Dans ce contexte féodal, où le détenteur du don le plus fort, homme ou femme, devient le chef, le brantor, de son domaine, deux adolescents, Orrec et Gry, futurs brantors de leurs domaines respectifs, sont horrifiés par l’aspect négatif de la capacité familiale. Orrec porte sans cesse un bandeau quil’aveugle de peur que son Pouvoir incontrôlé détruise tout ce qu’il regardera. Gry perçoit les émotions des animaux et des jeunes enfants, elle est capable d’appeler et d’immobiliser une bête, mais s’oppose à ce que ce soit pour permettre aux chasseurs ou aux bouchers de la tuer. Or, s’ils refusent leur pouvoir, ils refusent aussi d’être utiles à la communauté et se placent en conflit avec leurs parents. En fait, c’est la venue insolite d’un électron libre, vagabond des Basses Terres, un peu escroc et voleur sur les bords, qui va cristalliser ce malaise et peut-être leur offrir une solution.
L’histoire, dont Orrec est le narrateur, s’inscrit en analepse entre l’arrivée d’Emmon, plein d’inconscience et de questions, et son départ avec de l’argenterie et des bijoux dérobés. Mais il a fait à Orrec un cadeau inestimable, celui d’un vrai livre !

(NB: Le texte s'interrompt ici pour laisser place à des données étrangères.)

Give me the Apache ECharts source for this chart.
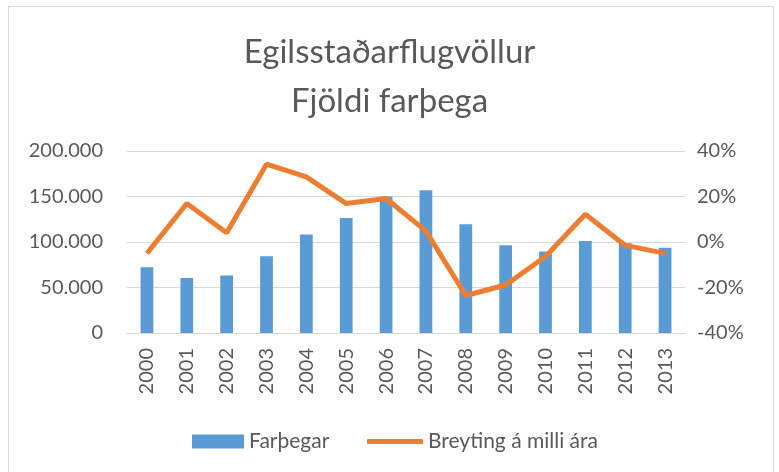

C’est un récit sociologique, comme toujours chez le Guin, mais également un roman d’éducation, une réflexion morale et philosophique sur le pouvoir et le libre-arbitre, où les animaux sont traités en personnes. C’est aussi un hommage à l’écriture comme vecteur de liberté pour soi et pour autrui. Ce roman, première "Chronique de la série des Rivages de l’Ouest", nous fait retrouver à titre posthume, mais avec plaisir, une grande dame de la science-fiction.